For centuries it has been locked away
Lost beneath the sea
Warded from earth, air, water, fire, spirits, thought and sight.
But now magic is rising to the world once more.
Gavin has given up on the adults in his life, and they’ve given up on him. His father appears to hate him, his mother is scared of him, his teachers think maybe he should be in a different school. What he has is a gift – one he neither wants nor understands. At fifteen, his closest friend and confidante is the mysterious Miss Grey, although he has given up trying to talk to people about her as it only seems to upset them. Turned out of school, and not included in his parents’ holiday plans he catches a train to what may be his last haven; his aunt Gwen in Cornwall.
However, she is not there to meet him. Instead the weather is turning bad, and unnerving things are stirring.

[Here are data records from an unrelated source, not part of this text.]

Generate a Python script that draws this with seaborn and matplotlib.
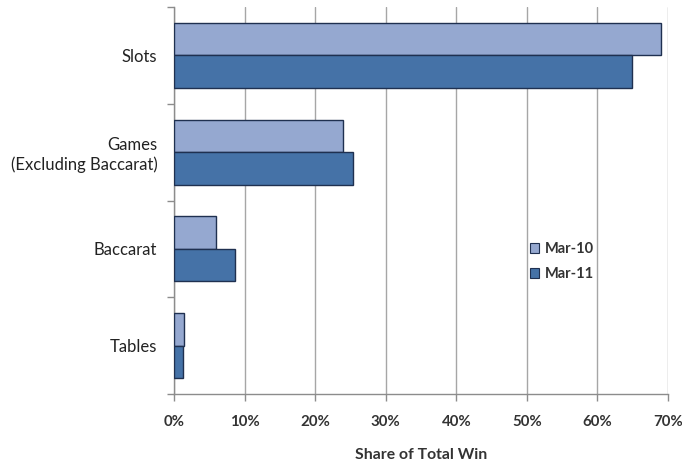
import matplotlib
matplotlib.use("Agg")
import matplotlib.pyplot as plt
import seaborn as sns
import pandas as pd
from matplotlib.ticker import FixedLocator, PercentFormatter
from matplotlib.patches import Patch

categories = ["Slots", "Games\n(Excluding Baccarat)", "Baccarat", "Tables"]
series_names = ["Mar-10", "Mar-11"]
mar10 = [69.0, 23.9, 5.9, 1.4]
mar11 = [64.9, 25.4, 8.7, 1.3]
xticks = [0, 10, 20, 30, 40, 50, 60, 70]

df = pd.DataFrame({
    "category": categories * 2,
    "period": [series_names[0]] * 4 + [series_names[1]] * 4,
    "share": mar10 + mar11,
})

sns.set_theme(style="white")
plt.rcParams['font.family'] = ['Lato', 'DejaVu Sans']

fig = plt.figure(figsize=(6.82, 4.62), dpi=100)
ax = fig.add_axes([174/682, 1 - 394/462, (668-174)/682, (394-7)/462])

palette = {"Mar-10": "#95A8D0", "Mar-11": "#4572A7"}
sns.barplot(data=df, y="category", x="share", hue="period", order=categories,
            hue_order=series_names, palette=palette, orient="h", width=0.67,
            edgecolor="#1F3050", linewidth=1.0, saturation=1, ax=ax, legend=False, zorder=3)

ax.set_xlim(0, 70)
ax.set_ylim(3.5, -0.5)
ax.set_xticks(xticks)
ax.xaxis.set_major_formatter(PercentFormatter(decimals=0))
ax.grid(axis="x", color="#A6A6A6", linewidth=1.0, zorder=0)
ax.grid(axis="y", visible=False)
ax.set_axisbelow(True)

for s in ["top", "right"]:
    ax.spines[s].set_visible(False)
for s in ["left", "bottom"]:
    ax.spines[s].set_color("#8C8C8C")
    ax.spines[s].set_linewidth(1.0)

ax.yaxis.set_minor_locator(FixedLocator([-0.5, 0.5, 1.5, 2.5, 3.5]))
ax.tick_params(axis="y", which="major", length=0, pad=12, labelsize=12, labelcolor="#222222")
ax.tick_params(axis="y", which="minor", length=5, color="#8C8C8C", width=1, left=True)
ax.tick_params(axis="x", which="major", length=5, color="#8C8C8C", width=1, bottom=True,
               direction="out", pad=10, labelsize=10.8, labelcolor="#333333")
for lbl in ax.get_xticklabels():
    lbl.set_fontweight("bold")
for lbl in ax.get_yticklabels():
    lbl.set_multialignment("right")

ax.set_ylabel("")
ax.set_xlabel("Share of Total Win", fontsize=11.3, fontweight="bold", color="#333333", labelpad=14)

handles = [Patch(facecolor=palette[n], edgecolor="#1F3050", linewidth=0.8) for n in series_names]
leg = ax.legend(handles, series_names, loc="center left", bbox_to_anchor=(0.72, 0.342),
                frameon=False, handlelength=0.65, handleheight=0.65, handletextpad=0.4,
                labelspacing=0.8, borderpad=0, borderaxespad=0,
                prop={"family": "Lato", "weight": "bold", "size": 10.5})
for t in leg.get_texts():
    t.set_color("#333333")

fig.savefig("out.png", dpi=100)
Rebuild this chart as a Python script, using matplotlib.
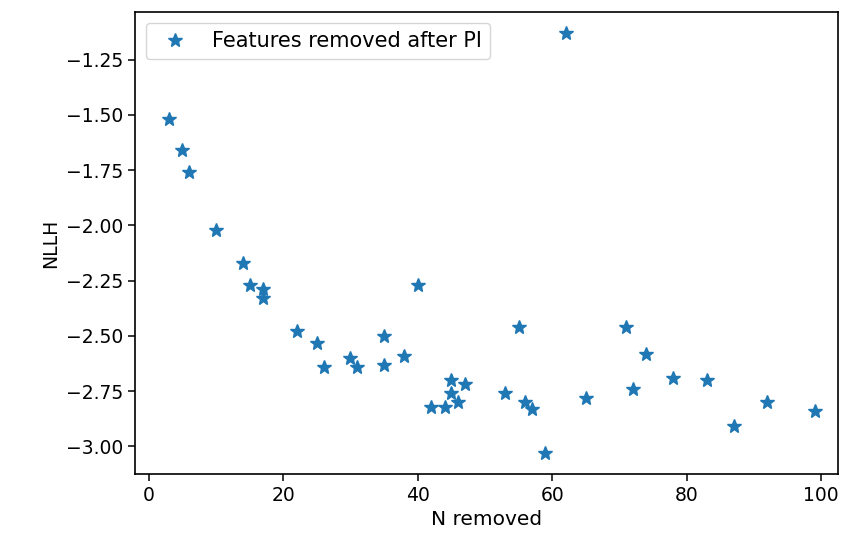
import matplotlib
matplotlib.use("Agg")
import matplotlib.pyplot as plt

# Number of features removed and the resulting NLLH
n_removed = [3, 5, 6, 10, 14, 15, 17, 17, 22, 25, 26, 30, 31, 35, 35, 38, 40,
             42, 44, 45, 45, 46, 47, 53, 55, 56, 57, 59, 62, 65, 71, 72, 74,
             78, 83, 87, 92, 99]
nllh = [-1.52, -1.66, -1.76, -2.02, -2.17, -2.27, -2.29, -2.33, -2.48, -2.53,
        -2.64, -2.60, -2.64, -2.50, -2.63, -2.59, -2.27, -2.82, -2.82, -2.70,
        -2.76, -2.80, -2.72, -2.76, -2.46, -2.80, -2.83, -3.03, -1.13, -2.78,
        -2.46, -2.74, -2.58, -2.69, -2.70, -2.91, -2.80, -2.84]

plt.rcParams["font.size"] = 13.5

fig = plt.figure(figsize=(8.5, 5.42), dpi=100)
ax = fig.add_axes([0.159, 0.1255, 0.827, 0.852])

ax.plot(n_removed, nllh, "*", markersize=10, color="#1f77b4",
        label="Features removed after PI")

ax.set_xlabel("N removed", fontsize=14.5)
ax.set_ylabel("NLLH")
ax.set_xlim(-2, 102.5)
ax.set_yticks([-3.00, -2.75, -2.50, -2.25, -2.00, -1.75, -1.50, -1.25])
ax.set_xticks([0, 20, 40, 60, 80, 100])

for sp in ax.spines.values():
    sp.set_linewidth(1.2)
ax.tick_params(length=5, width=1.1)

ax.legend(loc="upper left", fontsize=15)

fig.savefig("out.png", dpi=100)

Gavin is at that difficult age between childhood and being an adult. He is filled with uncertainty and he doesn’t seem to fit in anywhere. When the reader is first introduced to him you aren’t given a great deal of detail about what is going on but as each new chapter unfolds a little bit more of a larger puzzle is revealed. There are secrets everywhere you look in Advent. Conversations occur and it is not until later on in the book that their relevance suddenly becomes clear. Gavin’s journey is a voyage of self-discovery as he uncovers the truth about his family and the secrets that have surrounded him since birth.
As the main narrative follows Gavin the reader only discovers information as Gavin discovers it. I did start to panic at one point that I just couldn’t get my head around what was going on but it turns out that I needn’t have worried. Once Gavin starts to find answers to his questions I very quickly had my own epiphany moment, at around page three hundred, everything just started to click and it all suddenly made a wonderful kind of sense. I’m glad that I persevered and I should stress that it is entirely worthwhile sticking with the story.
The other characters that the reader encounters are just as intriguing as Gavin. It seems that everyone that lives in this tiny little corner of Cornwall has his or her own secrets. There is the ‘nutty’ professor Hester Lightfoot who has left academia under a cloud, the Uren family who live at Pendurra itself and a whole cavalcade of other slightly odd types. I haven’t even mentioned the mysterious John Fiste, the greatest magus the world has ever seen.
The author has taken key elements from various mythologies and deftly woven them into his story. Arthurian legend, classic Greek myth and Celtic folklore are represented amongst others. It’s a strength of the narrative that these have all been blended together seamlessly to create a modern day fable.
The thing that really captured my imagination was the main location used in the novel. I’ve been fortunate enough to have visited Cornwall in the past and Treadwell’s writing vividly captures the isolated house, Pendurra, where Gavin finds himself. It’s easy to believe that if magic was going to return it would be to somewhere so remote like this.
Acting as a preview to the next novel the final chapter moves the story away from Cornwall, to somewhere completely different, and offers some tantalising hints that the scope of this trilogy is going to get much larger when the sequel does arrive. Advent is a compelling debut that mixes fantasy with reality to create the first part of what promises to be an extraordinary tale. I’m already looking forward to reading the rest of it.
Advent is published by Hodder & Stoughton and is released on 2nd February 2012.